About 1 percent of Jews in North Africa (4,000 to 5,000) perished under Axis control in Arab lands, compared with more than half of European Jews. These Jews were lucky to be on the southern shores of the Mediterranean, where the fighting ended relatively early and where boats -- not just cattle cars -- would have been needed to take them to the ovens in Europe. But if U.S. and British troops had not pushed Axis forces from the African continent by May 1943, the Jews of Algeria, Libya, Morocco, Tunisia and perhaps even Egypt and Palestine almost certainly would have met the same fate as those in Europe.

The Arabs in these lands were not too different from Europeans: With war waging around them, most stood by and did nothing; many participated fully and willingly in the persecution of Jews; and a brave few even helped save Jews.

...

Arabs welcomed Jews into their homes, guarded Jews' valuables so Germans could not confiscate them, shared with Jews their meager rations and warned Jewish leaders of coming SS raids. The sultan of Morocco and the bey of Tunis provided moral support and, at times, practical help to Jewish subjects. In Vichy-controlled Algiers, mosque preachers gave Friday sermons forbidding believers from serving as conservators of confiscated Jewish property. In the words of Yaacov Zrivy, from a small town near Sfax, Tunisia, "The Arabs watched over the Jews."

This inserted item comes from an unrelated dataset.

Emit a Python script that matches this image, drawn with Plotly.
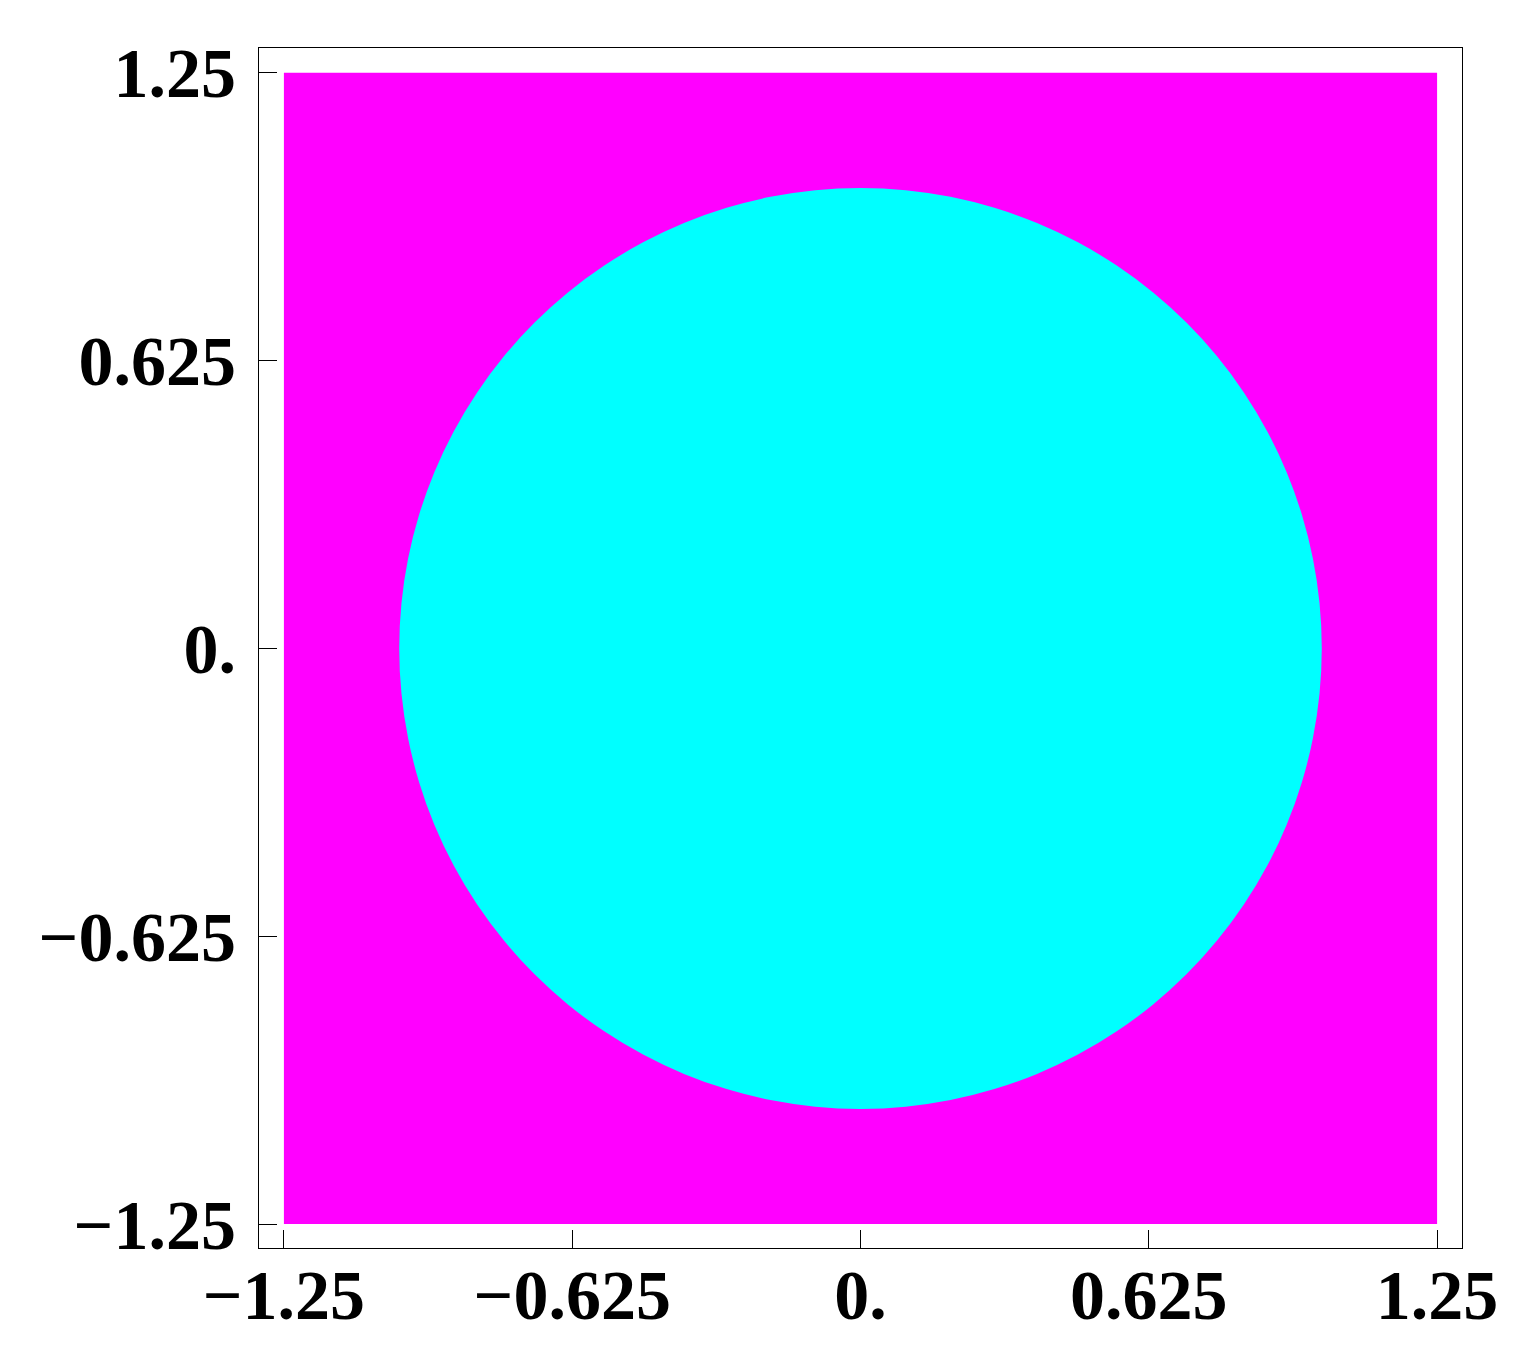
import plotly.graph_objects as go

# data
square_half = 1.25
disk_center = (0.0, 0.0)
disk_radius = 1.0
tick_values = [-1.25, -0.625, 0.0, 0.625, 1.25]
tick_labels = ["\u22121.25", "\u22120.625", "0.", "0.625", "1.25"]

MAGENTA = "#ff00ff"
CYAN = "#00ffff"

fig = go.Figure()
fig.add_shape(type="rect", xref="x", yref="y",
              x0=-square_half, x1=square_half, y0=-square_half, y1=square_half,
              fillcolor=MAGENTA, line=dict(width=0), layer="below")
fig.add_shape(type="circle", xref="x", yref="y",
              x0=disk_center[0] - disk_radius, x1=disk_center[0] + disk_radius,
              y0=disk_center[1] - disk_radius, y1=disk_center[1] + disk_radius,
              fillcolor=CYAN, line=dict(width=0), layer="below")
# invisible trace so axes render
fig.add_trace(go.Scatter(x=[-square_half, square_half], y=[-square_half, square_half],
                         mode="markers", marker=dict(opacity=0), hoverinfo="skip",
                         showlegend=False))

tickfont = dict(family="Liberation Serif", size=70, color="black", weight="bold")
axis_common = dict(
    tickvals=tick_values, ticktext=tick_labels, tickfont=tickfont,
    ticks="inside", ticklen=18, tickwidth=1, tickcolor="black",
    showline=True, linecolor="black", linewidth=1, mirror=True,
    showgrid=False, zeroline=False,
)
fig.update_xaxes(range=[-1.304, 1.304], ticklabelstandoff=-14, **axis_common)
fig.update_yaxes(range=[-1.302, 1.304], ticklabelstandoff=8, **axis_common)

fig.update_layout(
    width=1518, height=1366,
    margin=dict(l=251, r=64, t=40, b=126),
    plot_bgcolor="white", paper_bgcolor="white",
    showlegend=False,
)
fig.write_html("out.html")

I found remarkable stories of rescue, too. In the rolling hills west of Tunis, 60 Jewish internees escaped from an Axis labor camp and banged on the farm door of a man named Si Ali Sakkat, who courageously hid them until liberation by the Allies. In the Tunisian coastal town of Mahdia, a dashing local notable named Khaled Abdelwahhab scooped up several families in the middle of the night and whisked them to his countryside estate to protect one of the women from the predations of a German officer bent on rape.

And there is strong evidence that the most influential Arab in Europe -- Si Kaddour Benghabrit, the rector of the Great Mosque of Paris -- saved as many as 100 Jews by having the mosque's administrative personnel give them certificates of Muslim identity, with which they could evade arrest and deportation. These men, and others, were true heroes.

According to the Koran: "Whoever saves one life, saves the entire world." This passage echoes the Talmud's injunction, "If you save one life, it is as if you have saved the world."

Arabs need to hear these stories -- both of heroes and of villains. They especially need to hear them from their own teachers, preachers and leaders. If they do, they may respond as did that one Arab prince who visited the Holocaust museum. "What we saw today," he commented after his tour, "must help us change evil into good and hate into love and war into peace."